→ **Instructions to follow**:
Retype the opening lines of the data exactly, stopping after the line that contains "(442,94) .. (decl.center);". Skip every picture.

→ **Data provided**:
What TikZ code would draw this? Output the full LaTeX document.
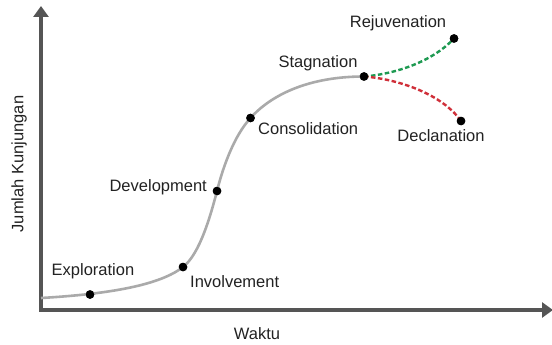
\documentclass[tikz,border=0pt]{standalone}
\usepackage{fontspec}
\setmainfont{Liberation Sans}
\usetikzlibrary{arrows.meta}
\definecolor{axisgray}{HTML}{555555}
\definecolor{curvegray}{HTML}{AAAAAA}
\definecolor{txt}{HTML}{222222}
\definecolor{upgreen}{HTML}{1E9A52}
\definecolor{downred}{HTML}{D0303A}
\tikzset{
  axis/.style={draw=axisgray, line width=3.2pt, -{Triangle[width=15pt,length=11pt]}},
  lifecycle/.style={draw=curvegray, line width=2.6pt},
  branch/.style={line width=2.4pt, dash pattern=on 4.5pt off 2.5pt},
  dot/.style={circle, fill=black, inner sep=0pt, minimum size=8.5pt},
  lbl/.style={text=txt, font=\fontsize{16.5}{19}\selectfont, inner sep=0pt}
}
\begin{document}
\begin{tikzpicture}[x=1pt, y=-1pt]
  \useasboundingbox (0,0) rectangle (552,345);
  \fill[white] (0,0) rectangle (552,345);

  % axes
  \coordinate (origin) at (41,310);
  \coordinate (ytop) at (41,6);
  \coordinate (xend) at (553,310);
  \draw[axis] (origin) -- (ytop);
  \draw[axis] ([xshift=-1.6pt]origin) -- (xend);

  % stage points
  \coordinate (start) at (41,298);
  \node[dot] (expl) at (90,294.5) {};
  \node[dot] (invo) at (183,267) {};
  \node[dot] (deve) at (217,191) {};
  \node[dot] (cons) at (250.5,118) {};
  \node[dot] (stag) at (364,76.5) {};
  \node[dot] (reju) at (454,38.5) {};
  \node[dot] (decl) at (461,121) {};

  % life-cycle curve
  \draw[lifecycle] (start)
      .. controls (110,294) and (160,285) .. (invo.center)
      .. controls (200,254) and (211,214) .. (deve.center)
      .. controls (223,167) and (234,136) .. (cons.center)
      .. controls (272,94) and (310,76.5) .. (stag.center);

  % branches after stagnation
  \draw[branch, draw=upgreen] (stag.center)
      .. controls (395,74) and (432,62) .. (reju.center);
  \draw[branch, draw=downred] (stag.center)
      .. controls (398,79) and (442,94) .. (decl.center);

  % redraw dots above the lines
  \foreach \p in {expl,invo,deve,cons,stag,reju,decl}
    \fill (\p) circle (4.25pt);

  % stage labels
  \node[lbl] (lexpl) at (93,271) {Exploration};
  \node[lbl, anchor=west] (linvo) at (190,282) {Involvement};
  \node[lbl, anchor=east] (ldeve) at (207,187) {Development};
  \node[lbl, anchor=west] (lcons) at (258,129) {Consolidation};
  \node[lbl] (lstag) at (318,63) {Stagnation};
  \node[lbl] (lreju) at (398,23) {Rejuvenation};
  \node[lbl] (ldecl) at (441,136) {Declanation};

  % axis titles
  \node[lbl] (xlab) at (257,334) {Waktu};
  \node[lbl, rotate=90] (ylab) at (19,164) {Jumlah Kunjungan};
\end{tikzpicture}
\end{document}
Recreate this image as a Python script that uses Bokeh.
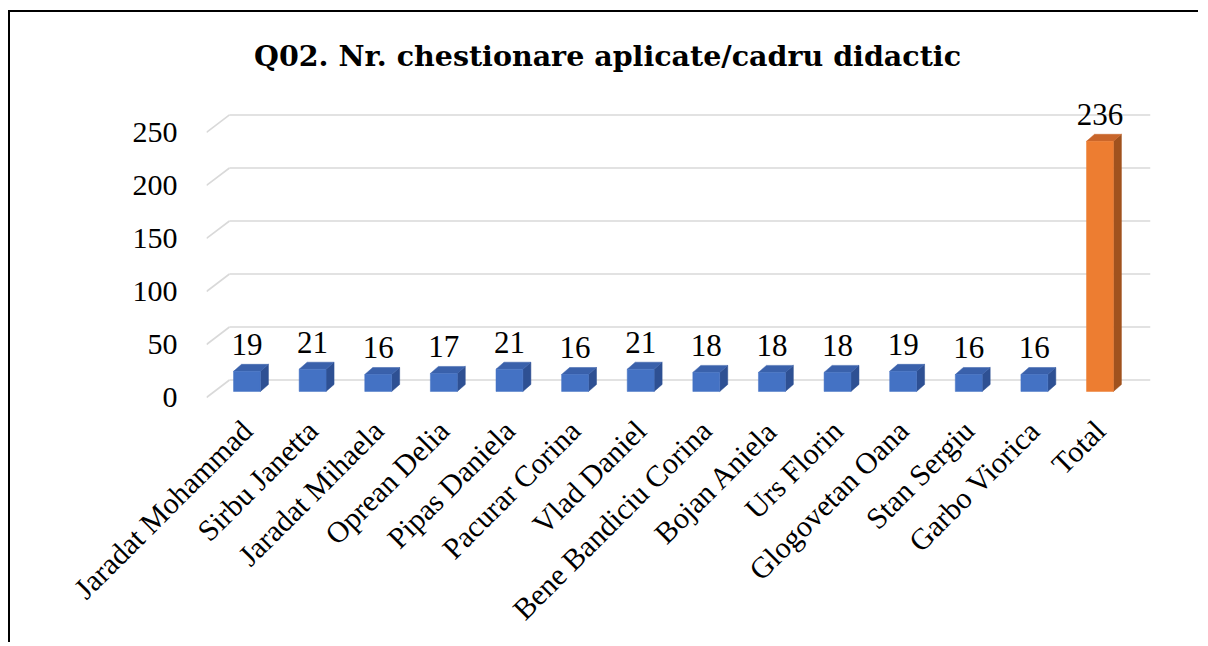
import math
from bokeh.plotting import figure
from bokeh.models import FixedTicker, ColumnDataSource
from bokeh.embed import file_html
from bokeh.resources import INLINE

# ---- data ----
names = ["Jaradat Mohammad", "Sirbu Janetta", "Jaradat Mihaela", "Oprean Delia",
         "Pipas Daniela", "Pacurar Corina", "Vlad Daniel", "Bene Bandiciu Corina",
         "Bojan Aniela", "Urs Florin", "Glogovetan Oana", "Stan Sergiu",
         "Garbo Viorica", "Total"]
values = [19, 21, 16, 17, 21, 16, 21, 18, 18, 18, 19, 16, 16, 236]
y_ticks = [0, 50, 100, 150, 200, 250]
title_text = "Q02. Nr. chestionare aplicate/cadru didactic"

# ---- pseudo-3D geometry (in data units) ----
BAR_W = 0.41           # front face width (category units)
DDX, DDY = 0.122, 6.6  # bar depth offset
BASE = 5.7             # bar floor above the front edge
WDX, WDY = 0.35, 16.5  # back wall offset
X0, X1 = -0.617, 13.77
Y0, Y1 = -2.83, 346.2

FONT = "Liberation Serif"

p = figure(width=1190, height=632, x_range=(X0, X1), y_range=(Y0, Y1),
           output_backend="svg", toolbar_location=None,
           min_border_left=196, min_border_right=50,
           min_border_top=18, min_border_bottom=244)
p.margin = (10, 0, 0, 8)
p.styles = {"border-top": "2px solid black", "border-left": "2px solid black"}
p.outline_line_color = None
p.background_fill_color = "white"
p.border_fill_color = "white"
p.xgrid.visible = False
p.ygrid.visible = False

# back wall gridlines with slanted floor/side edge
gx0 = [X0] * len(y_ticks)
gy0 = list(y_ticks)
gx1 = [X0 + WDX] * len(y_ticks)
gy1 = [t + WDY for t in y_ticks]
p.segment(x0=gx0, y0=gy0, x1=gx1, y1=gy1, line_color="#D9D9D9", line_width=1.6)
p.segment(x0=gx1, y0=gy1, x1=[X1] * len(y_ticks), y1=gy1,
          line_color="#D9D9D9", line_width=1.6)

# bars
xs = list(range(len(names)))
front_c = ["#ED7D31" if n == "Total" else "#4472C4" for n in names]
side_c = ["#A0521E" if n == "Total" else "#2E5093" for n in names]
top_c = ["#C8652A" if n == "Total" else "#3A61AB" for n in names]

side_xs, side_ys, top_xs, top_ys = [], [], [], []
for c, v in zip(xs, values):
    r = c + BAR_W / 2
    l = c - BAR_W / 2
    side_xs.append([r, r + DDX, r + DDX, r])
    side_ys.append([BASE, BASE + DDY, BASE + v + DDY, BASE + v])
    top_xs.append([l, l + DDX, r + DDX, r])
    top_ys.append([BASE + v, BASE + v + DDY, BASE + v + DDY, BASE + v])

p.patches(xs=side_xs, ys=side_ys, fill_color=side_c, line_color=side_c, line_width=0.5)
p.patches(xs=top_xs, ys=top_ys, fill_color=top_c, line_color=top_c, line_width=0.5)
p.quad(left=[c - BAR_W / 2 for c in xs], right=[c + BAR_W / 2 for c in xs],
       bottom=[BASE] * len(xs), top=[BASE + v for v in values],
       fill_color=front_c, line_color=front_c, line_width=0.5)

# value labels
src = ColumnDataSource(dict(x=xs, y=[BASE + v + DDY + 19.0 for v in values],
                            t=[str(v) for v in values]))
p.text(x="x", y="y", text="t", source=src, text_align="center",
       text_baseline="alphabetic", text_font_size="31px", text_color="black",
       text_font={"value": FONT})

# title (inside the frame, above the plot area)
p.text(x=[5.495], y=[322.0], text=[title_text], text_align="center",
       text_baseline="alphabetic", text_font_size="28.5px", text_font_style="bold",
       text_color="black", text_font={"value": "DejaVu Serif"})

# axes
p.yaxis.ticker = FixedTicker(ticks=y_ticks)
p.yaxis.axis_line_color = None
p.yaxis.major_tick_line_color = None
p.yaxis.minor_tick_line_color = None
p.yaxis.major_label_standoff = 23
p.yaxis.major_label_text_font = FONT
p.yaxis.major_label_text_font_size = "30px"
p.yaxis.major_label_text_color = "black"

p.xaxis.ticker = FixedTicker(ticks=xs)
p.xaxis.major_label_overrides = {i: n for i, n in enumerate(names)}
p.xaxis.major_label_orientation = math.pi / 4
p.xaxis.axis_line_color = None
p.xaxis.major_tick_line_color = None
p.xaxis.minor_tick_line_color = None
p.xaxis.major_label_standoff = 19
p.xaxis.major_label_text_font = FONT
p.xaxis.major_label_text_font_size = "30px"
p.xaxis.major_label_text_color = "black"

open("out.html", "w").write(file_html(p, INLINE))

→ **Final result**:
What TikZ code would draw this? Output the full LaTeX document.
\documentclass[tikz,border=0pt]{standalone}
\usepackage{fontspec}
\setmainfont{Liberation Sans}
\usetikzlibrary{arrows.meta}
\definecolor{axisgray}{HTML}{555555}
\definecolor{curvegray}{HTML}{AAAAAA}
\definecolor{txt}{HTML}{222222}
\definecolor{upgreen}{HTML}{1E9A52}
\definecolor{downred}{HTML}{D0303A}
\tikzset{
  axis/.style={draw=axisgray, line width=3.2pt, -{Triangle[width=15pt,length=11pt]}},
  lifecycle/.style={draw=curvegray, line width=2.6pt},
  branch/.style={line width=2.4pt, dash pattern=on 4.5pt off 2.5pt},
  dot/.style={circle, fill=black, inner sep=0pt, minimum size=8.5pt},
  lbl/.style={text=txt, font=\fontsize{16.5}{19}\selectfont, inner sep=0pt}
}
\begin{document}
\begin{tikzpicture}[x=1pt, y=-1pt]
  \useasboundingbox (0,0) rectangle (552,345);
  \fill[white] (0,0) rectangle (552,345);

  % axes
  \coordinate (origin) at (41,310);
  \coordinate (ytop) at (41,6);
  \coordinate (xend) at (553,310);
  \draw[axis] (origin) -- (ytop);
  \draw[axis] ([xshift=-1.6pt]origin) -- (xend);

  % stage points
  \coordinate (start) at (41,298);
  \node[dot] (expl) at (90,294.5) {};
  \node[dot] (invo) at (183,267) {};
  \node[dot] (deve) at (217,191) {};
  \node[dot] (cons) at (250.5,118) {};
  \node[dot] (stag) at (364,76.5) {};
  \node[dot] (reju) at (454,38.5) {};
  \node[dot] (decl) at (461,121) {};

  % life-cycle curve
  \draw[lifecycle] (start)
      .. controls (110,294) and (160,285) .. (invo.center)
      .. controls (200,254) and (211,214) .. (deve.center)
      .. controls (223,167) and (234,136) .. (cons.center)
      .. controls (272,94) and (310,76.5) .. (stag.center);

  % branches after stagnation
  \draw[branch, draw=upgreen] (stag.center)
      .. controls (395,74) and (432,62) .. (reju.center);
  \draw[branch, draw=downred] (stag.center)
      .. controls (398,79) and (442,94) .. (decl.center);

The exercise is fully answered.